>> start
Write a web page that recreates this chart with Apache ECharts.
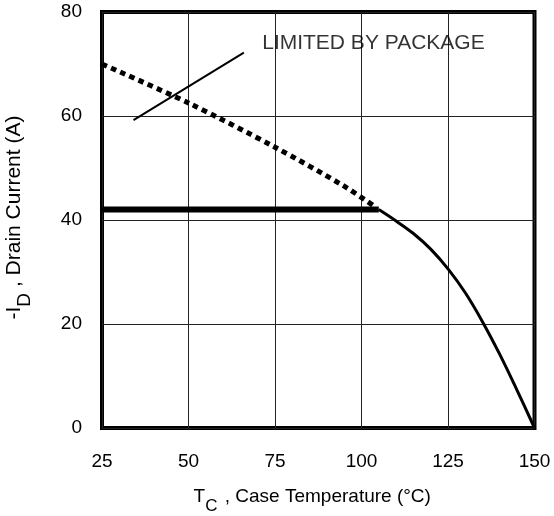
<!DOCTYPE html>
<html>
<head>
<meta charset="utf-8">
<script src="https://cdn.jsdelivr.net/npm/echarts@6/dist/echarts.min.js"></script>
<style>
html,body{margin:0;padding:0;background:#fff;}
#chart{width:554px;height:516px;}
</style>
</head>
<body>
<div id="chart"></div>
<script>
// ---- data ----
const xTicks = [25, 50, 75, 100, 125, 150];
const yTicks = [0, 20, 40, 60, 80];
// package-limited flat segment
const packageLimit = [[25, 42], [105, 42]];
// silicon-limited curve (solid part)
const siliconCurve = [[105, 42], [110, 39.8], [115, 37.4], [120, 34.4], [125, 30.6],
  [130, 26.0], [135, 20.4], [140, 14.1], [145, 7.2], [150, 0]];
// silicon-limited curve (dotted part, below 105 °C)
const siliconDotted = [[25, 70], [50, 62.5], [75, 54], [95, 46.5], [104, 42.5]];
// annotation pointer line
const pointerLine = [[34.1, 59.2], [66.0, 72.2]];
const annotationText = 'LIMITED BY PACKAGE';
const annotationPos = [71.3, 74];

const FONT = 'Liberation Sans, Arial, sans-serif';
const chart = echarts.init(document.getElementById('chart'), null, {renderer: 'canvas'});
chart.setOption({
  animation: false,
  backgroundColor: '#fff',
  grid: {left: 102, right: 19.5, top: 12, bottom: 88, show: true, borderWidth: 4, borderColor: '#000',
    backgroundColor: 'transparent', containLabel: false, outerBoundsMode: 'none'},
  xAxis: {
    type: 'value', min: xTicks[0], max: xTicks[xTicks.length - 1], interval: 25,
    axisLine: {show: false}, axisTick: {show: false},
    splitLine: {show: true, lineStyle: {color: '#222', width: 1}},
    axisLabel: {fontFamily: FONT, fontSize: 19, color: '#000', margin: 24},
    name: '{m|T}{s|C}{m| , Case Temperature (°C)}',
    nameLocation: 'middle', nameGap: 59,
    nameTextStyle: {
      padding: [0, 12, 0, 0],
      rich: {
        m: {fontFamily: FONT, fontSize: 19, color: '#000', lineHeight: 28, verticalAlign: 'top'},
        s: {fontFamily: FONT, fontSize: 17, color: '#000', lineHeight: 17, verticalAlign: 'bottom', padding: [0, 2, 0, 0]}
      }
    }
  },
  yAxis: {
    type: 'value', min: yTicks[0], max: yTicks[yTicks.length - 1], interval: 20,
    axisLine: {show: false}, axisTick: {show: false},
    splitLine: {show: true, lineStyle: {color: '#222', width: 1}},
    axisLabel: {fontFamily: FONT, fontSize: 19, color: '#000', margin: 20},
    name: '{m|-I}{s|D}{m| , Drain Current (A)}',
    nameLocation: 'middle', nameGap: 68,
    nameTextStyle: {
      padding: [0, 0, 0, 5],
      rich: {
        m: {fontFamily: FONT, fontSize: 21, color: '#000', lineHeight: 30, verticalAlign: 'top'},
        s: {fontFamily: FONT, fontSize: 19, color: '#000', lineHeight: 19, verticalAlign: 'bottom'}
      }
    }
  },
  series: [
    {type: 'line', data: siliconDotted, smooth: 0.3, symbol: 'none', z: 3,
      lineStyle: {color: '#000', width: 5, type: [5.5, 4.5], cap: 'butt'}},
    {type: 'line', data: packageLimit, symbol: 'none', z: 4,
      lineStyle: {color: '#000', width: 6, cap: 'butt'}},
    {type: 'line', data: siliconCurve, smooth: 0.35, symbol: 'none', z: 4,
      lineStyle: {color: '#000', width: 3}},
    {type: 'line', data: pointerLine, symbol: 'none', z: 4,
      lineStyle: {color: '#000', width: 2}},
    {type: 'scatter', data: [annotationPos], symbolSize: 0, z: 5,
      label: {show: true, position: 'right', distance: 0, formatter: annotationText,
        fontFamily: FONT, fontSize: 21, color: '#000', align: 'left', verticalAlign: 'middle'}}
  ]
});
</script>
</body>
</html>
>> end
▶ [Directive]:
Everything from the first line of the listing above through the line that contains "const annotationPos = [71.3, 74];" is to be restated word for word, minus the pictures.

▶ [Worked solution]:
Write a web page that recreates this chart with Apache ECharts.
<!DOCTYPE html>
<html>
<head>
<meta charset="utf-8">
<script src="https://cdn.jsdelivr.net/npm/echarts@6/dist/echarts.min.js"></script>
<style>
html,body{margin:0;padding:0;background:#fff;}
#chart{width:554px;height:516px;}
</style>
</head>
<body>
<div id="chart"></div>
<script>
// ---- data ----
const xTicks = [25, 50, 75, 100, 125, 150];
const yTicks = [0, 20, 40, 60, 80];
// package-limited flat segment
const packageLimit = [[25, 42], [105, 42]];
// silicon-limited curve (solid part)
const siliconCurve = [[105, 42], [110, 39.8], [115, 37.4], [120, 34.4], [125, 30.6],
  [130, 26.0], [135, 20.4], [140, 14.1], [145, 7.2], [150, 0]];
// silicon-limited curve (dotted part, below 105 °C)
const siliconDotted = [[25, 70], [50, 62.5], [75, 54], [95, 46.5], [104, 42.5]];
// annotation pointer line
const pointerLine = [[34.1, 59.2], [66.0, 72.2]];
const annotationText = 'LIMITED BY PACKAGE';
const annotationPos = [71.3, 74];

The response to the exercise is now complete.